[Start INFORMATION SHOWN]

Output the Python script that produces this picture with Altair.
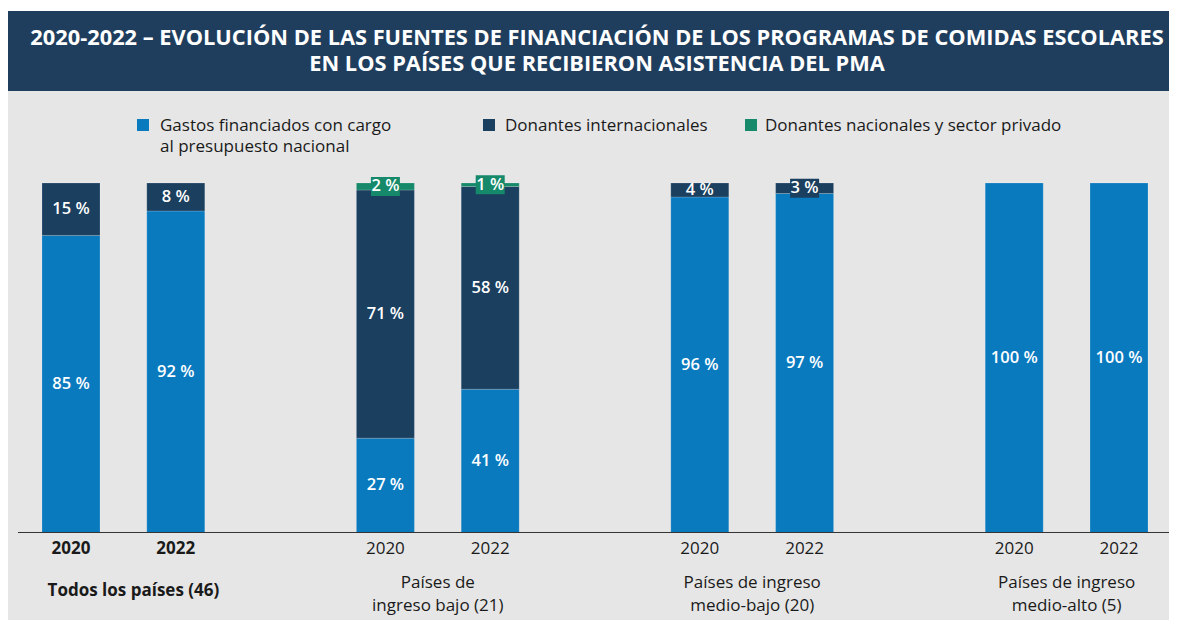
import altair as alt
import pandas as pd

# ---------------- data ----------------
groups = ["Todos los países (46)", "Países de\ningreso bajo (21)",
          "Países de ingreso\nmedio-bajo (20)", "Países de ingreso\nmedio-alto (5)"]
years = ["2020", "2022"]
series = ["Gastos financiados con cargo al presupuesto nacional",
          "Donantes internacionales",
          "Donantes nacionales y sector privado"]
legend_line1 = ["Gastos financiados con cargo", "Donantes internacionales",
                "Donantes nacionales y sector privado"]
legend_line2 = ["al presupuesto nacional", "", ""]
# one value per bar: (group, year) in order
nacional = [85, 92, 27, 41, 96, 97, 100, 100]
internacional = [15, 8, 71, 58, 4, 3, 0, 0]
privado = [0, 0, 2, 1, 0, 0, 0, 0]
title_lines = ["2020-2022 – EVOLUCIÓN DE LAS FUENTES DE FINANCIACIÓN DE LOS PROGRAMAS DE COMIDAS ESCOLARES",
               "EN LOS PAÍSES QUE RECIBIERON ASISTENCIA DEL PMA"]

colors = ["#0a7abf", "#1b3f5f", "#15896a"]
BAND = "#1f3e5e"
BG = "#e6e6e6"
TXT = "#1a1a1a"
FONT = "Open Sans"

W, H = 1161, 612

# ---------------- tables built from arrays ----------------
rows = []
bars = []
for i in range(len(nacional)):
    g, yi = i // 2, i % 2
    slot = 3 * g + yi
    bars.append({"slot": slot, "year": years[yi], "group": g})
    base = 0
    for s, vals in enumerate([nacional, internacional, privado]):
        v = vals[i]
        if v > 0:
            rows.append({"slot": slot, "serie": series[s], "v": v,
                         "y0": base, "y1": base + v, "mid": base + v / 2,
                         "label": f"{v} %"})
        base += v
seg = pd.DataFrame(rows)
bar_df = pd.DataFrame(bars)
grp_df = pd.DataFrame({"g": list(range(len(groups))),
                       "slot": [3 * g + 0.5 for g in range(len(groups))],
                       "name": groups})

xscale = alt.Scale(domain=[-0.6011, 10.477], nice=False, zero=False, padding=0)
yscale = alt.Scale(domain=[-25.036, 150.07], nice=False, zero=False, padding=0)
cscale = alt.Scale(domain=series, range=colors)

one = pd.DataFrame({"a": [0]})

band = alt.Chart(one).mark_rect(color=BAND).encode(
    x=alt.value(0), x2=alt.value(W), y=alt.value(3), y2=alt.value(83))
gray = alt.Chart(one).mark_rect(color=BG).encode(
    x=alt.value(0), x2=alt.value(W), y=alt.value(83), y2=alt.value(H))

title1 = alt.Chart(one).mark_text(
    font=FONT, fontSize=21.8, fontWeight="bold", color="white",
    align="center", baseline="alphabetic"
).encode(x=alt.value(589), y=alt.value(37), text=alt.value(title_lines[0]))
title2 = alt.Chart(one).mark_text(
    font=FONT, fontSize=21.8, fontWeight="bold", color="white",
    align="center", baseline="alphabetic"
).encode(x=alt.value(589), y=alt.value(62.5), text=alt.value(title_lines[1]))

X = alt.X("slot:Q", scale=xscale, axis=None)

bar_layer = alt.Chart(seg).mark_bar(size=58, stroke="white", strokeOpacity=0.25, strokeWidth=0.7).encode(
    x=X,
    y=alt.Y("y0:Q", scale=yscale, axis=None), y2="y1:Q",
    color=alt.Color("serie:N", scale=cscale, legend=None))

axis_rule = alt.Chart(pd.DataFrame({"zero": [0]})).mark_rule(color="#333333", strokeWidth=1).encode(
    y=alt.Y("zero:Q", scale=yscale, axis=None), x=alt.value(10), x2=alt.value(W))

boxes = alt.Chart(seg).transform_filter("datum.v <= 3").mark_point(
    shape="M-1,-0.655L1,-0.655L1,0.655L-1,0.655Z", size=841, filled=True, opacity=1, strokeWidth=0
).encode(x=X, y=alt.Y("mid:Q", scale=yscale, axis=None),
         color=alt.Color("serie:N", scale=cscale, legend=None))

vlabels = alt.Chart(seg).mark_text(
    font=FONT, fontSize=16.5, fontWeight=600, color="white", baseline="middle", align="center"
).encode(x=X, y=alt.Y("mid:Q", scale=yscale, axis=None), text="label:N")

year_bold = alt.Chart(bar_df).transform_filter("datum.group == 0").mark_text(
    font=FONT, fontSize=17, fontWeight="bold", color=TXT, baseline="alphabetic"
).encode(x=X, y=alt.value(546), text="year:N")
year_reg = alt.Chart(bar_df).transform_filter("datum.group > 0").mark_text(
    font=FONT, fontSize=17, color=TXT, baseline="alphabetic"
).encode(x=X, y=alt.value(546), text="year:N")

grp_bold = alt.Chart(grp_df).transform_filter("datum.g == 0").mark_text(
    font=FONT, fontSize=17, fontWeight="bold", color=TXT, baseline="alphabetic", align="center", dx=10
).encode(x=X, y=alt.value(588), text="name:N")
grp_reg = alt.Chart(grp_df).transform_filter("datum.g > 0").mark_text(
    font=FONT, fontSize=17, color=TXT, baseline="alphabetic", align="center",
    lineBreak="\n", lineHeight=23
).encode(x=X, y=alt.value(580), text="name:N")

# legend (manual)
leg_sq_x = [129, 475, 737]
leg_tx_x = [152, 497, 757]
legend_layers = []
for i, s in enumerate(series):
    d = pd.DataFrame({"serie": [s], "l1": [legend_line1[i]], "l2": [legend_line2[i]]})
    legend_layers.append(alt.Chart(d).mark_rect().encode(
        x=alt.value(leg_sq_x[i]), x2=alt.value(leg_sq_x[i] + 12),
        y=alt.value(111), y2=alt.value(123),
        color=alt.Color("serie:N", scale=cscale, legend=None)))
    legend_layers.append(alt.Chart(d).mark_text(
        font=FONT, fontSize=17, color=TXT, align="left", baseline="alphabetic"
    ).encode(x=alt.value(leg_tx_x[i]), y=alt.value(123), text="l1:N"))
    if legend_line2[i]:
        legend_layers.append(alt.Chart(d).mark_text(
            font=FONT, fontSize=17, color=TXT, align="left", baseline="alphabetic"
        ).encode(x=alt.value(leg_tx_x[i]), y=alt.value(143.5), text="l2:N"))

chart = alt.layer(
    band, gray, title1, title2, bar_layer, axis_rule, boxes, vlabels,
    year_bold, year_reg, grp_bold, grp_reg, *legend_layers
).properties(
    width=W, height=H, padding=0, background="white",
    autosize=alt.AutoSizeParams(type="none")
).configure_view(stroke=None)

chart.save("out.html", embed_options={"renderer": "svg", "actions": False})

[End INFORMATION SHOWN]

> [SET EXERCISE] Output all of the data exactly as it stands, minus any images.

> [RESPONSE]
Output the Python script that produces this picture with Altair.
import altair as alt
import pandas as pd

# ---------------- data ----------------
groups = ["Todos los países (46)", "Países de\ningreso bajo (21)",
          "Países de ingreso\nmedio-bajo (20)", "Países de ingreso\nmedio-alto (5)"]
years = ["2020", "2022"]
series = ["Gastos financiados con cargo al presupuesto nacional",
          "Donantes internacionales",
          "Donantes nacionales y sector privado"]
legend_line1 = ["Gastos financiados con cargo", "Donantes internacionales",
                "Donantes nacionales y sector privado"]
legend_line2 = ["al presupuesto nacional", "", ""]
# one value per bar: (group, year) in order
nacional = [85, 92, 27, 41, 96, 97, 100, 100]
internacional = [15, 8, 71, 58, 4, 3, 0, 0]
privado = [0, 0, 2, 1, 0, 0, 0, 0]
title_lines = ["2020-2022 – EVOLUCIÓN DE LAS FUENTES DE FINANCIACIÓN DE LOS PROGRAMAS DE COMIDAS ESCOLARES",
               "EN LOS PAÍSES QUE RECIBIERON ASISTENCIA DEL PMA"]

colors = ["#0a7abf", "#1b3f5f", "#15896a"]
BAND = "#1f3e5e"
BG = "#e6e6e6"
TXT = "#1a1a1a"
FONT = "Open Sans"

W, H = 1161, 612

# ---------------- tables built from arrays ----------------
rows = []
bars = []
for i in range(len(nacional)):
    g, yi = i // 2, i % 2
    slot = 3 * g + yi
    bars.append({"slot": slot, "year": years[yi], "group": g})
    base = 0
    for s, vals in enumerate([nacional, internacional, privado]):
        v = vals[i]
        if v > 0:
            rows.append({"slot": slot, "serie": series[s], "v": v,
                         "y0": base, "y1": base + v, "mid": base + v / 2,
                         "label": f"{v} %"})
        base += v
seg = pd.DataFrame(rows)
bar_df = pd.DataFrame(bars)
grp_df = pd.DataFrame({"g": list(range(len(groups))),
                       "slot": [3 * g + 0.5 for g in range(len(groups))],
                       "name": groups})

xscale = alt.Scale(domain=[-0.6011, 10.477], nice=False, zero=False, padding=0)
yscale = alt.Scale(domain=[-25.036, 150.07], nice=False, zero=False, padding=0)
cscale = alt.Scale(domain=series, range=colors)

one = pd.DataFrame({"a": [0]})

band = alt.Chart(one).mark_rect(color=BAND).encode(
    x=alt.value(0), x2=alt.value(W), y=alt.value(3), y2=alt.value(83))
gray = alt.Chart(one).mark_rect(color=BG).encode(
    x=alt.value(0), x2=alt.value(W), y=alt.value(83), y2=alt.value(H))

title1 = alt.Chart(one).mark_text(
    font=FONT, fontSize=21.8, fontWeight="bold", color="white",
    align="center", baseline="alphabetic"
).encode(x=alt.value(589), y=alt.value(37), text=alt.value(title_lines[0]))
title2 = alt.Chart(one).mark_text(
    font=FONT, fontSize=21.8, fontWeight="bold", color="white",
    align="center", baseline="alphabetic"
).encode(x=alt.value(589), y=alt.value(62.5), text=alt.value(title_lines[1]))

X = alt.X("slot:Q", scale=xscale, axis=None)

bar_layer = alt.Chart(seg).mark_bar(size=58, stroke="white", strokeOpacity=0.25, strokeWidth=0.7).encode(
    x=X,
    y=alt.Y("y0:Q", scale=yscale, axis=None), y2="y1:Q",
    color=alt.Color("serie:N", scale=cscale, legend=None))

axis_rule = alt.Chart(pd.DataFrame({"zero": [0]})).mark_rule(color="#333333", strokeWidth=1).encode(
    y=alt.Y("zero:Q", scale=yscale, axis=None), x=alt.value(10), x2=alt.value(W))

boxes = alt.Chart(seg).transform_filter("datum.v <= 3").mark_point(
    shape="M-1,-0.655L1,-0.655L1,0.655L-1,0.655Z", size=841, filled=True, opacity=1, strokeWidth=0
).encode(x=X, y=alt.Y("mid:Q", scale=yscale, axis=None),
         color=alt.Color("serie:N", scale=cscale, legend=None))

vlabels = alt.Chart(seg).mark_text(
    font=FONT, fontSize=16.5, fontWeight=600, color="white", baseline="middle", align="center"
).encode(x=X, y=alt.Y("mid:Q", scale=yscale, axis=None), text="label:N")

year_bold = alt.Chart(bar_df).transform_filter("datum.group == 0").mark_text(
    font=FONT, fontSize=17, fontWeight="bold", color=TXT, baseline="alphabetic"
).encode(x=X, y=alt.value(546), text="year:N")
year_reg = alt.Chart(bar_df).transform_filter("datum.group > 0").mark_text(
    font=FONT, fontSize=17, color=TXT, baseline="alphabetic"
).encode(x=X, y=alt.value(546), text="year:N")

grp_bold = alt.Chart(grp_df).transform_filter("datum.g == 0").mark_text(
    font=FONT, fontSize=17, fontWeight="bold", color=TXT, baseline="alphabetic", align="center", dx=10
).encode(x=X, y=alt.value(588), text="name:N")
grp_reg = alt.Chart(grp_df).transform_filter("datum.g > 0").mark_text(
    font=FONT, fontSize=17, color=TXT, baseline="alphabetic", align="center",
    lineBreak="\n", lineHeight=23
).encode(x=X, y=alt.value(580), text="name:N")

# legend (manual)
leg_sq_x = [129, 475, 737]
leg_tx_x = [152, 497, 757]
legend_layers = []
for i, s in enumerate(series):
    d = pd.DataFrame({"serie": [s], "l1": [legend_line1[i]], "l2": [legend_line2[i]]})
    legend_layers.append(alt.Chart(d).mark_rect().encode(
        x=alt.value(leg_sq_x[i]), x2=alt.value(leg_sq_x[i] + 12),
        y=alt.value(111), y2=alt.value(123),
        color=alt.Color("serie:N", scale=cscale, legend=None)))
    legend_layers.append(alt.Chart(d).mark_text(
        font=FONT, fontSize=17, color=TXT, align="left", baseline="alphabetic"
    ).encode(x=alt.value(leg_tx_x[i]), y=alt.value(123), text="l1:N"))
    if legend_line2[i]:
        legend_layers.append(alt.Chart(d).mark_text(
            font=FONT, fontSize=17, color=TXT, align="left", baseline="alphabetic"
        ).encode(x=alt.value(leg_tx_x[i]), y=alt.value(143.5), text="l2:N"))

chart = alt.layer(
    band, gray, title1, title2, bar_layer, axis_rule, boxes, vlabels,
    year_bold, year_reg, grp_bold, grp_reg, *legend_layers
).properties(
    width=W, height=H, padding=0, background="white",
    autosize=alt.AutoSizeParams(type="none")
).configure_view(stroke=None)

chart.save("out.html", embed_options={"renderer": "svg", "actions": False})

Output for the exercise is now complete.